* _Dataset section_:
------------------------------

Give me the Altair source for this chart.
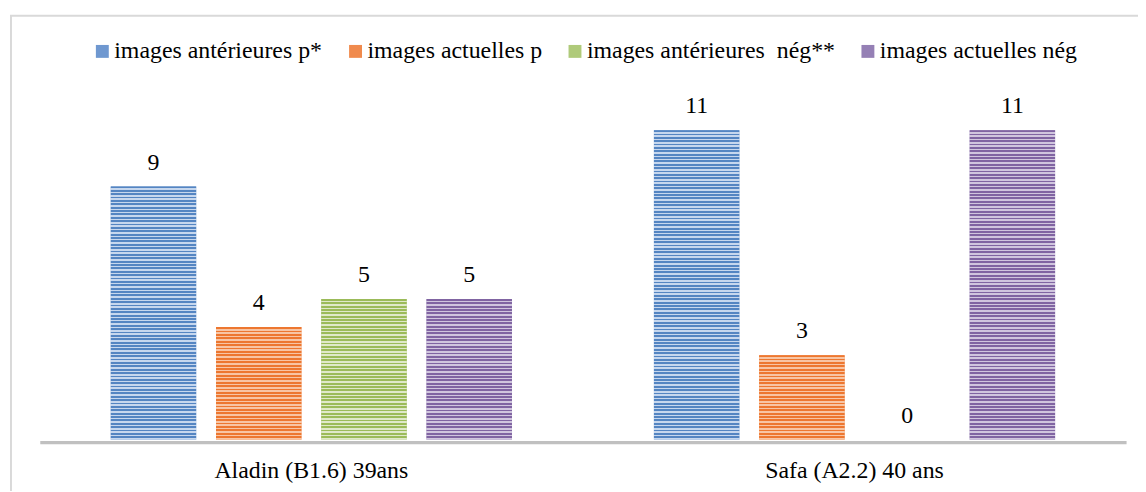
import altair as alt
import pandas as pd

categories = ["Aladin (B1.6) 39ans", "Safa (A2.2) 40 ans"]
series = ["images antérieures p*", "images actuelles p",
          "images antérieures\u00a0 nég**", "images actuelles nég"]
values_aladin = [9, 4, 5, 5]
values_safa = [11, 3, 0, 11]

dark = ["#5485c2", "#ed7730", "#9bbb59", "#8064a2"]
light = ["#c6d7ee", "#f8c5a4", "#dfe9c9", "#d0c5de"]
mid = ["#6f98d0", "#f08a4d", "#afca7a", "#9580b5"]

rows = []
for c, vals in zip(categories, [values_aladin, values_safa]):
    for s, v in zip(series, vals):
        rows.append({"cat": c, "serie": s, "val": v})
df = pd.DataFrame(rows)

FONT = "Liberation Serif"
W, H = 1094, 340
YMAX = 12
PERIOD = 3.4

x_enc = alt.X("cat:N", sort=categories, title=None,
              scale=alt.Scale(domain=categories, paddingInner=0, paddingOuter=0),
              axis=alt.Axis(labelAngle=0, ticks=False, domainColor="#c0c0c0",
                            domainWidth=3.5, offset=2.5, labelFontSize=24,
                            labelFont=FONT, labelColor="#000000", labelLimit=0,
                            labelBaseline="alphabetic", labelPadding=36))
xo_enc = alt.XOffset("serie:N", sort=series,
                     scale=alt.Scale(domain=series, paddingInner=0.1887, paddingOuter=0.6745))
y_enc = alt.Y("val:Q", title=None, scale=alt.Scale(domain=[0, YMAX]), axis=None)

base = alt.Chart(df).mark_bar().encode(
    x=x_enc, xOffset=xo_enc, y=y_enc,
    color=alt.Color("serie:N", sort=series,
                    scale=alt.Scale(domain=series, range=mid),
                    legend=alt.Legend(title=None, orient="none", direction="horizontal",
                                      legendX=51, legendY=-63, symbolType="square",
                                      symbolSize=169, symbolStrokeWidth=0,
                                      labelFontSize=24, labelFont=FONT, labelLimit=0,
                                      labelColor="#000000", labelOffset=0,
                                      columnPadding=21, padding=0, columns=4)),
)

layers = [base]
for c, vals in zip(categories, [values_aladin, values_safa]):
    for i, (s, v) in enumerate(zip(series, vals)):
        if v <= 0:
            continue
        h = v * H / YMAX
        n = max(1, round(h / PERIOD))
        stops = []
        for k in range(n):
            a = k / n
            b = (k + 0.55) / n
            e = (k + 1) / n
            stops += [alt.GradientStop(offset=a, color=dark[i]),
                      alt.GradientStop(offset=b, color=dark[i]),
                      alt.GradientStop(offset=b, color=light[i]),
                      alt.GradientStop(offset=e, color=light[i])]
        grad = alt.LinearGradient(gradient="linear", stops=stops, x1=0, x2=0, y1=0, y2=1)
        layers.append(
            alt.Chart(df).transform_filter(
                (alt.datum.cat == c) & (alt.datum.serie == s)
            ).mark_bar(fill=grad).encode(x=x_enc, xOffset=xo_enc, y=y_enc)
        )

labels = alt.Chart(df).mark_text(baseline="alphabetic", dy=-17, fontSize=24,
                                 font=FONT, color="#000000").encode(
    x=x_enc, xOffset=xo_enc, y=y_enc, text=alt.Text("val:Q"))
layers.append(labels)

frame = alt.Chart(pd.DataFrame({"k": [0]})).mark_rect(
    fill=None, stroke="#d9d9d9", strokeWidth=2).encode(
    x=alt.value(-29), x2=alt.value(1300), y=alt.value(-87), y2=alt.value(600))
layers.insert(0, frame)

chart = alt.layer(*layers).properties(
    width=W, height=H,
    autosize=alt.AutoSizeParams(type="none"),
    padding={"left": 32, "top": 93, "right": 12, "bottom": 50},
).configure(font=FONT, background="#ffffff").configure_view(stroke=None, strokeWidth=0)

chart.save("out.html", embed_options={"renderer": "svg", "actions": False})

------------------------------

Return the material line for line, from its beginning to the line that contains "PERIOD = 3.4", with the pictures left out.

* _Full response_:
Give me the Altair source for this chart.
import altair as alt
import pandas as pd

categories = ["Aladin (B1.6) 39ans", "Safa (A2.2) 40 ans"]
series = ["images antérieures p*", "images actuelles p",
          "images antérieures\u00a0 nég**", "images actuelles nég"]
values_aladin = [9, 4, 5, 5]
values_safa = [11, 3, 0, 11]

dark = ["#5485c2", "#ed7730", "#9bbb59", "#8064a2"]
light = ["#c6d7ee", "#f8c5a4", "#dfe9c9", "#d0c5de"]
mid = ["#6f98d0", "#f08a4d", "#afca7a", "#9580b5"]

rows = []
for c, vals in zip(categories, [values_aladin, values_safa]):
    for s, v in zip(series, vals):
        rows.append({"cat": c, "serie": s, "val": v})
df = pd.DataFrame(rows)

FONT = "Liberation Serif"
W, H = 1094, 340
YMAX = 12
PERIOD = 3.4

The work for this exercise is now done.